Wallin continued, “Currently, trucks shipping products from Mexico to the United States must be inspected at a border crossing, which can take 4-8 hours per truck. The Department of Homeland Security has initiated a certification program that includes both senders and receivers of shipments called ‘C-TPAT,’ which allows certified shippers to use expedited lanes. This process takes about a year to be completed. It is also complicated because Mexican truck drivers are not licensed in the United States and the truck must be transferred to a U.S.-licensed driver at the border. We certainly support the security efforts of our government, but there is a cost and service can suffer.”

Did Business Change?

NAFTA did lead some companies to open plants and factories in Mexico. This is one change, many agree, that lead to an increase in competition. 

“As NAFTA took effect during the mid 1990s we had to compete with new developments [i.e. aggressive pricing],” says Mayberry. “We lost a portion of our heavy glass fabrication we had been supplying,” he says, but adds that he does not consider the impact significant. 

Another business practice that flourished after NAFTA was the start-up of maquiladoras. Located in the Mexican towns that near the U.S. boarder, a maquiladora is an assembly or manufacturing operation, partly or entirely owned and managed by non-Mexicans. Maquiladoras use Mexican labor to assemble, process or perform manufacturing operations; they temporarily import component parts and then export the finished product. In other words, no finished product stays in Mexico.

“A maquiladora does the value-added operations for a company,” explains Bergero. “It is a back-and-forth flow that was covered under NAFTA. Companies only had to pay the transportation costs,” adding, “The maquiladora had a good run until the Asian boom five or six years ago; Asia killed that business.”

As far as glass products, Bergero explains that those companies focused on the consumer products industry were the ones who benefited most from the maquiladora operation—picture frames, sconces, appliance parts (i.e. refrigerators shelves). “That’s all pretty much done in Asia now.” 

While the majority of this work may have moved offshore, the concept is still there. According to sources, some of the United States’ large glazing contractors are starting to partner with Mexican firms to set-up unitized fabrication plants there where materials will be fabricated and then shipped back to the States for installation. (Editor’s note: at press time, USGlass was unable to find glazing contractors willing to confirm such operations.)

One Word: China

With not only the glass industry, but industries across the board suffering today, it’s impossible to speak of imports and exports and not mention China. 

And this Chinese growth is not only affecting U.S. manufacturers, but those in Mexico, as well.

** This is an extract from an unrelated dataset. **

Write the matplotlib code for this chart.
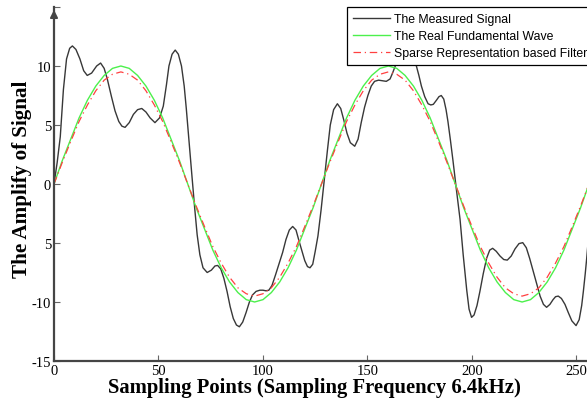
import matplotlib
matplotlib.use('Agg')
import matplotlib.pyplot as plt

# measured signal (sample index, amplitude)
meas_x = [0, 1.5, 3, 4.5, 6, 7.5, 8.8, 10.5, 12.4, 14.2, 15.9, 18, 20.4, 22.3, 24, 25.5, 27.5, 29.2,
          31, 32.5, 34, 36, 38, 40, 42, 44, 46, 48.3, 50.5, 52.3, 53.8, 55, 56.5, 58, 59.5, 61, 62.3,
          63.3, 64.6, 65.9, 67.3, 68.5, 69.8, 71.3, 73.3, 75.3, 77, 78.3, 79.8, 81.3, 82.8, 84.3, 85.8,
          87.3, 88.7, 90.3, 91.9, 93.5, 95, 96.7, 98.5, 100, 101.4, 102.8, 104.3, 106, 107.8, 109.4,
          111, 112.6, 114.2, 115.8, 117.2, 118.5, 120, 121.3, 122.5, 123.8, 125, 126.3, 127.8, 129.3,
          130.8, 132.2, 133.8, 135.6, 137.2, 138.7, 140.2, 141.8, 143.9, 145.5, 147, 148.6, 150.2,
          151.8, 153.4, 155.3, 157.2, 159, 160.8, 162, 163.3, 164.8, 166.5, 168.3, 170, 171.8, 173.4,
          174.6, 175.8, 177.4, 179, 180.3, 181.5, 183, 184.2, 185.3, 186.5, 187.6, 188.5, 189.7, 190.9,
          192.5, 194.3, 195.8, 197.5, 198.6, 199.8, 201, 202.4, 203.8, 205.4, 207, 208.5, 209.9, 211.6,
          213.4, 215.2, 216.9, 218.8, 220.6, 222.5, 224.3, 226, 227.6, 229.3, 231, 232.6, 234.2, 235.7,
          237.3, 238.8, 240, 241.3, 242.8, 244.5, 246.1, 247.8, 249.8, 251.3, 252.5, 253.3, 254.2,
          254.9, 256]
meas_y = [0, 1.8, 4.0, 8.0, 10.6, 11.5, 11.7, 11.4, 10.6, 9.6, 9.2, 9.4, 10.0, 10.25, 9.8, 8.9, 7.4, 6.2,
          5.3, 4.9, 4.8, 5.2, 5.9, 6.3, 6.4, 6.1, 5.6, 5.2, 5.6, 6.6, 8.4, 10.0, 11.0, 11.35, 11.0, 10.0, 8.3,
          6.4, 3.6, 0.9, -2.0, -4.3, -6.0, -7.1, -7.5, -7.3, -6.95, -6.9, -7.2, -8.0, -9.1, -10.4, -11.4,
          -11.95, -12.1, -11.7, -10.9, -10.0, -9.4, -9.1, -9.0, -9.0, -9.05, -9.0, -8.6, -7.7, -6.7, -5.8,
          -4.7, -3.9, -3.6, -3.9, -4.8, -5.6, -6.5, -7.0, -7.1, -6.8, -5.7, -4.4, -2.2, 0.3,
          2.8, 5.0, 6.3, 6.8, 6.4, 5.4, 4.3, 3.5, 3.2, 3.8, 5.2, 6.5, 7.5,
          8.3, 8.7, 8.8, 8.75, 8.7, 8.9, 9.4, 10.0, 10.6, 11.0, 11.1, 10.9, 10.5, 10.0,
          9.2, 8.3, 7.4, 6.8, 6.7, 6.75, 7.1, 7.4, 7.5, 7.2, 6.3, 5.3, 3.7, 2.0,
          -0.4, -3.0, -6.0, -9.0, -10.6, -11.3, -11.1, -10.3, -9.1, -7.6, -6.3, -5.6, -5.45, -5.7,
          -6.1, -6.4, -6.45, -6.1, -5.5, -5.05, -4.97, -5.4, -6.3, -7.4, -8.5, -9.5, -10.2, -10.45,
          -10.2, -9.8, -9.55, -9.5, -9.7, -10.2, -10.9, -11.6, -12.0, -11.5, -10.3, -9.1, -7.6,
          -6.3, -4.0]

# real fundamental and filter output, read every 4 samples
wave_x = list(range(0, 257, 4))
real_y = [0, 2.0, 3.8, 5.6, 7.1, 8.3, 9.2, 9.8, 10.0, 9.8, 9.2, 8.3, 7.1, 5.6, 3.8, 2.0,
          0, -2.0, -3.8, -5.6, -7.1, -8.3, -9.2, -9.8, -10.0, -9.8, -9.2, -8.3, -7.1, -5.6, -3.8, -2.0,
          0, 2.0, 3.8, 5.6, 7.1, 8.3, 9.2, 9.8, 10.0, 9.8, 9.2, 8.3, 7.1, 5.6, 3.8, 2.0,
          0, -2.0, -3.8, -5.6, -7.1, -8.3, -9.2, -9.8, -10.0, -9.8, -9.2, -8.3, -7.1, -5.6, -3.8, -2.0, 0]
filt_y = [0, 1.85, 3.6, 5.3, 6.7, 7.9, 8.8, 9.3, 9.5, 9.3, 8.8, 7.9, 6.7, 5.3, 3.6, 1.85,
          0, -1.85, -3.6, -5.3, -6.7, -7.9, -8.8, -9.3, -9.5, -9.3, -8.8, -7.9, -6.7, -5.3, -3.6, -1.85,
          0, 1.85, 3.6, 5.3, 6.7, 7.9, 8.8, 9.3, 9.5, 9.3, 8.8, 7.9, 6.7, 5.3, 3.6, 1.85,
          0, -1.85, -3.6, -5.3, -6.7, -7.9, -8.8, -9.3, -9.5, -9.3, -8.8, -7.9, -6.7, -5.3, -3.6, -1.85, 0]

x_ticks = [0, 50, 100, 150, 200, 250]
y_ticks = [-15, -10, -5, 0, 5, 10, 15]
y_tick_labels = ['-15', '-10', '5', '0', '5', '10', '']

fig = plt.figure(figsize=(5.87, 4.02), dpi=100)
ax = fig.add_axes([54 / 587, 40 / 402, 535 / 587, 354 / 402])

ax.plot(meas_x, meas_y, color='#383838', lw=1.0, label='The Measured Signal')
ax.plot(wave_x, real_y, color='#4cf04c', lw=1.0, label='The Real Fundamental Wave')
ax.plot(wave_x, filt_y, color='#ff4040', lw=0.9, linestyle=(0, (6, 3, 1, 3)),
        label='Sparse Representation based Filter')

ax.set_xlim(0, 256)
ax.set_ylim(-15, 15)
ax.set_xticks(x_ticks)
ax.set_xticklabels([str(t) for t in x_ticks])
ax.set_yticks(y_ticks)
ax.set_yticklabels(y_tick_labels)

for s in ['top', 'right']:
    ax.spines[s].set_visible(False)
for s in ['left', 'bottom']:
    ax.spines[s].set_color('#454545')
    ax.spines[s].set_linewidth(1.6)

ax.tick_params(direction='in', length=4, width=0.8, color='#666666', labelsize=10.5, pad=2)
for lab in ax.get_xticklabels() + ax.get_yticklabels():
    lab.set_family('Liberation Serif')

# arrow on top of the y axis
ax.annotate('', xy=(0, 1.0), xytext=(0, 0.965), xycoords='axes fraction',
            arrowprops=dict(arrowstyle='-|>', color='#454545', lw=1.4, mutation_scale=11))

leg = ax.legend(loc='upper left', bbox_to_anchor=(347 / 587, 1 - 8 / 402),
                bbox_transform=fig.transFigure, prop={'family': 'Liberation Sans', 'size': 8.8},
                frameon=True, fancybox=False, framealpha=1, edgecolor='black',
                handlelength=3.0, borderpad=0.5, labelspacing=0.42, handletextpad=0.33,
                borderaxespad=0)
leg.get_frame().set_linewidth(0.9)

fig.text(314 / 587, 14 / 402, 'Sampling Points (Sampling Frequency 6.4kHz)', ha='center', va='center',
         family='Liberation Serif', weight='bold', fontsize=14.9)
fig.text(22 / 587, 0.5 + 22 / 402, 'The Amplify of Signal', ha='center', va='center', rotation=90,
         family='Liberation Serif', weight='bold', fontsize=15.2)

fig.savefig('out.png', dpi=100)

“I think the mirror and fabricated glass producers in Mexico are suffering as much from the advent of Chinese products as we [in the United States] are,” says Mayberry. “Prior to 2000, some companies that marketed framed mirrors were out-sourcing them to Mexico; now they are out-sourcing them to China.” He continues, “The labor advantage that the Mexican producers have compared to the those of us in the United States is small compared to the Chinese.”

What Next?

North America has known NAFTA for 12 years now. Some of what NAFTA brought has been good and some not so good. If there was ever a fear of losing jobs to Mexico, that fear has subsided. China is today’s concern, as manufacturing continues to move there, thanks to cheap labor and minimal costs.